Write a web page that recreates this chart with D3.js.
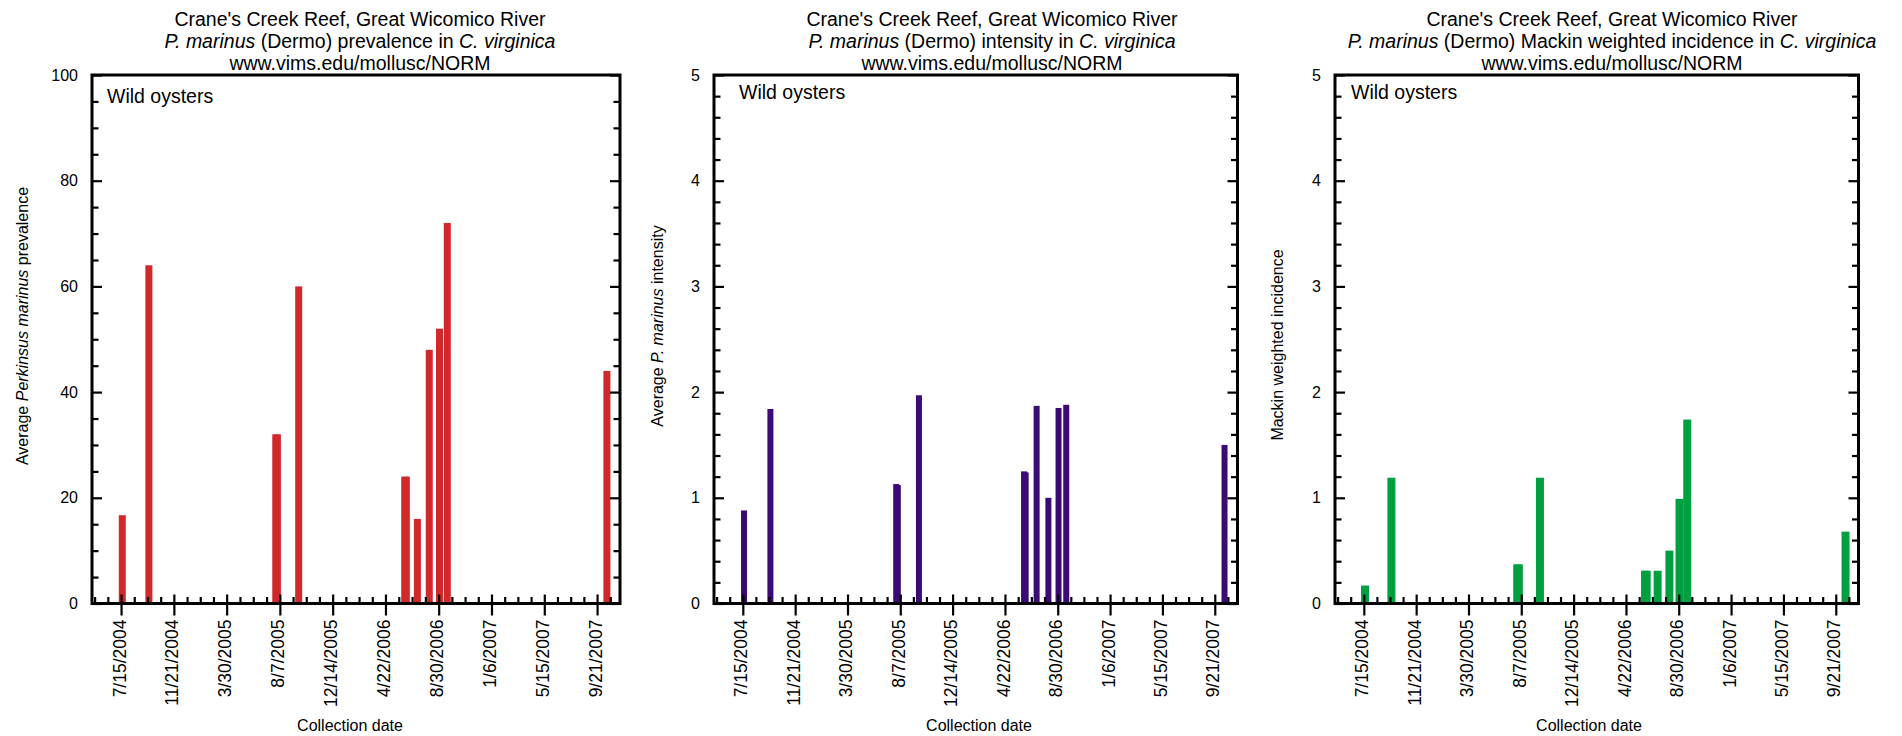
<!DOCTYPE html>
<html><head><meta charset="utf-8">
<script src="https://cdn.jsdelivr.net/npm/d3@7"></script>
<style>
body{margin:0;background:#fff}
svg text{font-family:"Liberation Sans",Arial,Helvetica,sans-serif;fill:#000}
</style>
</head><body>
<svg id="chart" width="1902" height="736"></svg>
<script>
// ---------- data ----------
const sampleDates = ["2004-07-18","2004-09-21","2005-07-28","2005-08-01","2005-09-22","2006-06-08","2006-06-12","2006-07-09","2006-08-07","2006-09-01","2006-09-20","2007-10-15"];
const prevalence  = [16.7, 64, 32, 32, 60, 24, 24, 16, 48, 52, 72, 44];
const intensity   = [0.88, 1.84, 1.13, 1.12, 1.97, 1.25, 1.24, 1.87, 1.00, 1.85, 1.88, 1.50];
const mackin      = [0.17, 1.19, 0.37, 0.37, 1.19, 0.31, 0.31, 0.31, 0.50, 0.99, 1.74, 0.68];
const dateTickLabels = ["7/15/2004","11/21/2004","3/30/2005","8/7/2005","12/14/2005","4/22/2006","8/30/2006","1/6/2007","5/15/2007","9/21/2007"];
const xDomain = ["2004-05-05","2007-11-16"];
const prevalenceTicks = [0,20,40,60,80,100];
const scoreTicks = [0,1,2,3,4,5];
const titleLine1 = "Crane's Creek Reef, Great Wicomico River";
const titleLine3 = "www.vims.edu/mollusc/NORM";
const siteNote = "Wild oysters";
const xTitle = "Collection date";

// ---------- layout / style ----------
const svg = d3.select("#chart");
const parseISO = d3.utcParse("%Y-%m-%d");
const parseMDY = d3.utcParse("%-m/%-d/%Y");
const fmtMDY = d3.utcFormat("%-m/%-d/%Y");
const TOP = 75, BOTTOM = 603.5;
const FONT = '"Liberation Sans",Arial,Helvetica,sans-serif';

const panels = [
  { values: prevalence, color: "#D1292A", left: 92, right: 620, ticks: prevalenceTicks, minorStep: 5, barW: 7,
    title2: [["P. marinus", true], [" (Dermo) prevalence in ", false], ["C. virginica", true]],
    titleX: 360, ylab: [["Average ", false], ["Perkinsus marinus", true], [" prevalence", false]],
    ylabX: 22, ylabY: 326, noteDx: 15, noteDy: 28, xlabX: 350 },
  { values: intensity, color: "#3C0A74", left: 714, right: 1237.5, ticks: scoreTicks, minorStep: 0.2, barW: 6,
    title2: [["P. marinus", true], [" (Dermo) intensity in ", false], ["C. virginica", true]],
    titleX: 992, ylab: [["Average ", false], ["P. marinus", true], [" intensity", false]],
    ylabX: 657, ylabY: 326, noteDx: 25, noteDy: 24, xlabX: 979 },
  { values: mackin, color: "#00A040", left: 1335, right: 1858.5, ticks: scoreTicks, minorStep: 0.2, barW: 8,
    title2: [["P. marinus", true], [" (Dermo) Mackin weighted incidence in ", false], ["C. virginica", true]],
    titleX: 1612, ylab: [["Mackin weighted incidence", false]],
    ylabX: 1277, ylabY: 345, noteDx: 16, noteDy: 24, xlabX: 1589 }
];

const dates = sampleDates.map(parseISO);
const majorDates = dateTickLabels.map(parseMDY);
// minor ticks: 3 between each pair of majors, plus continuation to the ends
function minorTicks(domain) {
  const out = [];
  const t = majorDates.map(d => +d);
  const step = (t[t.length - 1] - t[0]) / (t.length - 1) / 4;
  for (let v = t[0] - step; v >= +domain[0]; v -= step) out.push(new Date(v));
  for (let i = 0; i < t.length - 1; i++) for (let k = 1; k < 4; k++) out.push(new Date(t[i] + (t[i + 1] - t[i]) * k / 4));
  for (let v = t[t.length - 1] + step; v <= +domain[1]; v += step) out.push(new Date(v));
  return out;
}

function styleAxis(g, size) {
  g.attr("font-family", FONT).attr("font-size", size);
  g.select(".domain").remove();
  g.selectAll("line").attr("stroke", "#000").attr("stroke-width", 2.2);
  g.selectAll("text").attr("fill", "#000");
}

panels.forEach(p => {
  const x = d3.scaleUtc().domain(xDomain.map(parseISO)).range([p.left, p.right]);
  const yMax = p.ticks[p.ticks.length - 1];
  const y = d3.scaleLinear().domain([0, yMax]).range([BOTTOM, TOP]);
  const minorY = d3.range(0, yMax + 1e-9, p.minorStep).filter(v => !p.ticks.some(t => Math.abs(t - v) < 1e-6));
  const g = svg.append("g");

  // bars
  g.append("g").selectAll("rect").data(dates.map((d, i) => ({ d, v: p.values[i] })))
    .join("rect")
    .attr("x", d => x(d.d) - p.barW / 2)
    .attr("width", p.barW)
    .attr("y", d => y(d.v))
    .attr("height", d => y(0) - y(d.v))
    .attr("fill", p.color);

  // left axis
  g.append("g").attr("transform", `translate(${p.left},0)`)
    .call(d3.axisLeft(y).tickValues(p.ticks).tickSize(-10).tickPadding(14).tickFormat(d3.format("d")))
    .call(a => styleAxis(a, 16));
  g.append("g").attr("transform", `translate(${p.left},0)`)
    .call(d3.axisLeft(y).tickValues(minorY).tickSize(-6.5).tickFormat(""))
    .call(a => styleAxis(a, 16));
  // right axis
  g.append("g").attr("transform", `translate(${p.right},0)`)
    .call(d3.axisRight(y).tickValues(p.ticks).tickSize(-10).tickFormat(""))
    .call(a => styleAxis(a, 16));
  g.append("g").attr("transform", `translate(${p.right},0)`)
    .call(d3.axisRight(y).tickValues(minorY).tickSize(-6.5).tickFormat(""))
    .call(a => styleAxis(a, 16));

  // bottom axis: majors cross the line
  g.append("g").attr("transform", `translate(0,${BOTTOM})`)
    .call(d3.axisBottom(x).tickValues(majorDates).tickSize(12).tickFormat(fmtMDY))
    .call(a => styleAxis(a, 17.5))
    .call(a => a.selectAll("text")
      .attr("transform", "rotate(-90)")
      .attr("text-anchor", "end")
      .attr("x", -16).attr("y", -2).attr("dy", "0.35em"));
  g.append("g").attr("transform", `translate(0,${BOTTOM})`)
    .call(d3.axisTop(x).tickValues(majorDates).tickSize(9).tickFormat(""))
    .call(a => styleAxis(a, 15));
  g.append("g").attr("transform", `translate(0,${BOTTOM})`)
    .call(d3.axisTop(x).tickValues(minorTicks(x.domain())).tickSize(6.5).tickFormat(""))
    .call(a => styleAxis(a, 15));

  // frame
  g.append("rect").attr("x", p.left).attr("y", TOP)
    .attr("width", p.right - p.left).attr("height", BOTTOM - TOP)
    .attr("fill", "none").attr("stroke", "#000").attr("stroke-width", 3);

  // titles
  const tf = 19.5;
  g.append("text").attr("x", p.titleX).attr("y", 26).attr("text-anchor", "middle")
    .attr("font-size", tf).text(titleLine1);
  const t2 = g.append("text").attr("x", p.titleX).attr("y", 48).attr("text-anchor", "middle").attr("font-size", tf);
  p.title2.forEach(([s, it]) => t2.append("tspan").attr("font-style", it ? "italic" : "normal").text(s));
  g.append("text").attr("x", p.titleX).attr("y", 69.5).attr("text-anchor", "middle")
    .attr("font-size", tf).text(titleLine3);

  // note
  g.append("text").attr("x", p.left + p.noteDx).attr("y", TOP + p.noteDy).attr("font-size", 19.5).text(siteNote);

  // y label
  const yl = g.append("text").attr("transform", `translate(${p.ylabX},${p.ylabY}) rotate(-90)`)
    .attr("text-anchor", "middle").attr("dy", "0.35em").attr("font-size", 16);
  p.ylab.forEach(([s, it]) => yl.append("tspan").attr("font-style", it ? "italic" : "normal").text(s));

  // x label
  g.append("text").attr("x", p.xlabX).attr("y", 731).attr("text-anchor", "middle")
    .attr("font-size", 16).text(xTitle);
});
</script>
</body></html>
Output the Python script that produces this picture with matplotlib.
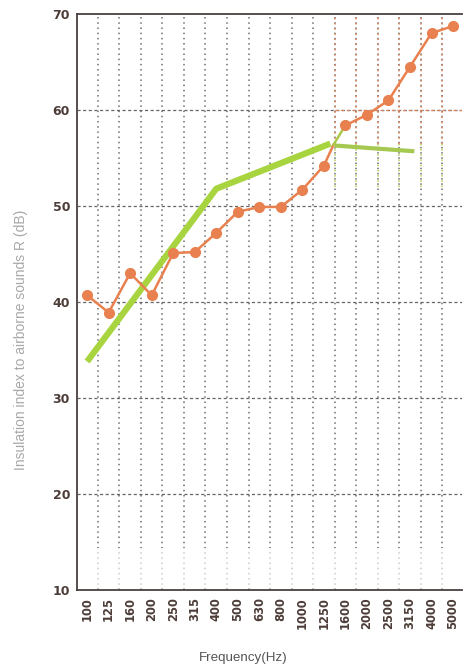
import numpy as np
import matplotlib
matplotlib.use('Agg')
import matplotlib.pyplot as plt

# frequency bands (Hz)
freqs = ['100', '125', '160', '200', '250', '315', '400', '500', '630',
         '800', '1000', '1250', '1600', '2000', '2500', '3150', '4000', '5000']

# measured sound insulation index R (dB)
measured = [40.7, 38.9, 43.0, 40.7, 45.1, 45.2, 47.2, 49.4, 49.9,
            49.9, 51.7, 54.2, 58.4, 59.5, 61.0, 64.5, 68.0, 68.75]

# reference curve (positions on the band axis, dB)
ref_pos = [0, 6, 11.3]
ref_val = [33.8, 51.8, 56.5]
ref_flat_pos = [11.5, 15.2]
ref_flat_val = [56.3, 55.7]
# point where the measured line crosses the reference end
joint_pos = 11.45
joint_val = 56.4

yticks = [10, 20, 30, 40, 50, 60, 70]

tick_col = '#4d3d38'
x = np.arange(len(freqs))

fig = plt.figure(figsize=(4.63, 6.66), dpi=100)
ax = fig.add_axes([0.1663, 0.1141, 0.8317, 0.8649])

ax.set_xlim(-0.47, len(freqs) - 0.58)
ax.set_ylim(10, 70)

# grid
for b in np.arange(0.5, len(freqs) - 1, 1.0):
    ax.plot([b, b], [10, 70], color='#6e6e6e', lw=1.1, ls=(0, (1, 2.4)), zorder=1)
for yy in yticks[1:-1]:
    ax.plot([-0.47, len(freqs)], [yy, yy], color='#666666', lw=0.9, ls=(0, (2.5, 2)), zorder=1)

# tinted grid in the upper right corner
for b in np.arange(11.5, len(freqs) - 1, 1.0):
    ax.plot([b, b], [56.5, 70], color='#e0855a', lw=1.1, ls=(0, (1, 2.4)), zorder=1.2)
    ax.plot([b, b], [52, 56.5], color='#b5cc55', lw=1.1, ls=(0, (1, 2.4)), zorder=1.2)
ax.plot([11.5, len(freqs)], [60, 60], color='#d9845c', lw=0.9, ls=(0, (2.5, 2)), zorder=1.2)

# faded band near the bottom
ax.axhspan(10.3, 14.4, color='white', alpha=0.65, lw=0, zorder=1.5)

# measured curve
line_x = list(x[:12]) + [joint_pos]
line_y = measured[:12] + [joint_val]
ax.plot(line_x, line_y, color='#e8804f', lw=1.8, zorder=3)
ax.plot([joint_pos, 12], [joint_val, measured[12]], color='#a9c94a', lw=1.8, zorder=3)
ax.plot(x[12:], measured[12:], color='#e8804f', lw=1.8, zorder=3)
ax.plot(x, measured, 'o', color='#e8804f', ms=7, zorder=4)

# reference curve
ax.plot(ref_pos, ref_val, color='#a8d440', lw=4.5, solid_capstyle='butt', zorder=2.5)
ax.plot(ref_flat_pos, ref_flat_val, color='#a4c850', lw=3, solid_capstyle='butt', zorder=2.5)

ax.set_xticks(x)
ax.set_xticklabels(freqs, rotation=90, fontsize=8.3, fontweight='bold', color=tick_col)
ax.set_yticks(yticks)
ax.set_yticklabels([str(v) for v in yticks], fontsize=9, fontweight='bold', color=tick_col)
ax.tick_params(length=0, pad=5)

for side in ['left', 'bottom', 'top']:
    ax.spines[side].set_color('#4a4040')
    ax.spines[side].set_linewidth(1.3)
ax.spines['right'].set_visible(False)

ax.set_ylabel('Insulation index to airborne sounds R (dB)', fontsize=10,
              color='#a8a8a8', family='Liberation Sans')
ax.yaxis.set_label_coords(-0.127, 0.434)
ax.set_xlabel('Frequency(Hz)', fontsize=9.6, color='#555555', family='Liberation Sans')
ax.xaxis.set_label_coords(0.431, -0.107)

fig.savefig('out.png', dpi=100)
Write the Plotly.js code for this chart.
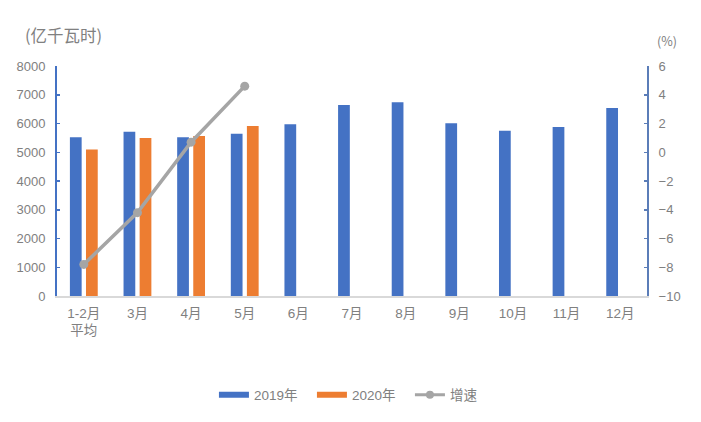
<!DOCTYPE html>
<html><head><meta charset="utf-8">
<script src="https://cdn.plot.ly/plotly-3.0.1.min.js"></script>
<style>html,body{margin:0;padding:0;background:#fff;}#chart{width:701px;height:422px;}</style>
</head><body><div id="chart"></div>
<script>
var categories = ['1-2月<br>平均','3月','4月','5月','6月','7月','8月','9月','10月','11月','12月'];
var values2019 = [5520, 5715, 5520, 5646, 5971, 6643, 6737, 6007, 5750, 5878, 6539];
var values2020 = [5100, 5496, 5565, 5913, null, null, null, null, null, null, null];
var growthCats = ['1-2月<br>平均','3月','4月','5月'];
var growth = [-7.8, -4.2, 0.7, 4.6];
var yTicks = [0,1000,2000,3000,4000,5000,6000,7000,8000];
var y2Ticks = [-10,-8,-6,-4,-2,0,2,4,6];

var fam = 'Liberation Sans, "Noto Sans CJK SC", sans-serif';
var font = {family: fam, size: 13, color: '#808080'};
var blue = '#4472C4', orange = '#ED7D31', gray = '#A5A5A5';
var traces = [
  {type:'bar', name:'2019年', x:categories, y:values2019, marker:{color:blue}, showlegend:false},
  {type:'bar', name:'2020年', x:categories, y:values2020, marker:{color:orange}, showlegend:false},
  {type:'scatter', mode:'lines+markers', name:'增速', x:growthCats, y:growth, yaxis:'y2',
   line:{color:gray, width:3.5}, marker:{color:gray, size:9}, showlegend:false},
  {type:'scatter', mode:'lines', name:'2019年', x:[null], y:[null], line:{color:blue, width:6}},
  {type:'scatter', mode:'lines', name:'2020年', x:[null], y:[null], line:{color:orange, width:6}},
  {type:'scatter', mode:'lines+markers', name:'增速', x:[null], y:[null], yaxis:'y2',
   line:{color:gray, width:3}, marker:{color:gray, size:8}}
];
var layout = {
  width:701, height:422,
  margin:{l:57, r:54, t:66, b:126},
  paper_bgcolor:'#fff', plot_bgcolor:'#fff',
  font: font,
  barmode:'group', bargap:0.40, bargroupgap:0.27,
  showlegend:true,
  legend:{orientation:'h', x:0.266, xanchor:'left', y:-0.43, yanchor:'middle',
          font:{family:fam, size:13.5, color:'#808080'}, traceorder:'normal', itemwidth:30,
          entrywidth:53, entrywidthmode:'pixels'},
  xaxis:{type:'category', range:[-0.5,10.5], showgrid:false, zeroline:false, showline:true,
         linecolor:'#D9D9D9', linewidth:1.5, ticks:'', tickfont:{family:fam, size:13.5, color:'#808080'},
         ticklabelstandoff:4},
  yaxis:{range:[0,8000], tickvals:yTicks, showgrid:false, zeroline:false, showline:true,
         linecolor:blue, linewidth:2, ticks:'inside', ticklen:3, tickcolor:blue, tickwidth:1.5,
         tickfont:font, ticklabelstandoff:7},
  yaxis2:{range:[-10,6], tickvals:y2Ticks, overlaying:'y', side:'right', showgrid:false, zeroline:false,
          showline:true, linecolor:'#5B7DB8', linewidth:2, ticks:'inside', ticklen:3, tickcolor:'#5B7DB8',
          tickwidth:1.5, tickfont:font, ticklabelstandoff:7},
  annotations:[
    {text:'(亿千瓦时)', xref:'paper', yref:'paper', x:-0.057, y:1.135, xanchor:'left', yanchor:'middle',
     showarrow:false, font:{family:'"Noto Sans CJK SC", sans-serif', size:16.5, color:'#808080'}},
    {text:'(%)', xref:'paper', yref:'paper', x:1.013, y:1.113, xanchor:'left', yanchor:'middle',
     showarrow:false, font:{family:'"Noto Sans CJK SC", sans-serif', size:12.5, color:'#808080'}}
  ]
};
Plotly.newPlot('chart', traces, layout, {displayModeBar:false, staticPlot:true});
</script></body></html>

::::::::::

THE EXERCISE:
Look above and copy only the lines from the one holding "Output the Python" to the one holding "49.9, 51.7, 54.2, 58.4, 59.5, 61.0, 64.5, 68.0, 68.75]", both included, exactly, minus the pictures.

COMPLETE RESPONSE:
Output the Python script that produces this picture with matplotlib.
import numpy as np
import matplotlib
matplotlib.use('Agg')
import matplotlib.pyplot as plt

# frequency bands (Hz)
freqs = ['100', '125', '160', '200', '250', '315', '400', '500', '630',
         '800', '1000', '1250', '1600', '2000', '2500', '3150', '4000', '5000']

# measured sound insulation index R (dB)
measured = [40.7, 38.9, 43.0, 40.7, 45.1, 45.2, 47.2, 49.4, 49.9,
            49.9, 51.7, 54.2, 58.4, 59.5, 61.0, 64.5, 68.0, 68.75]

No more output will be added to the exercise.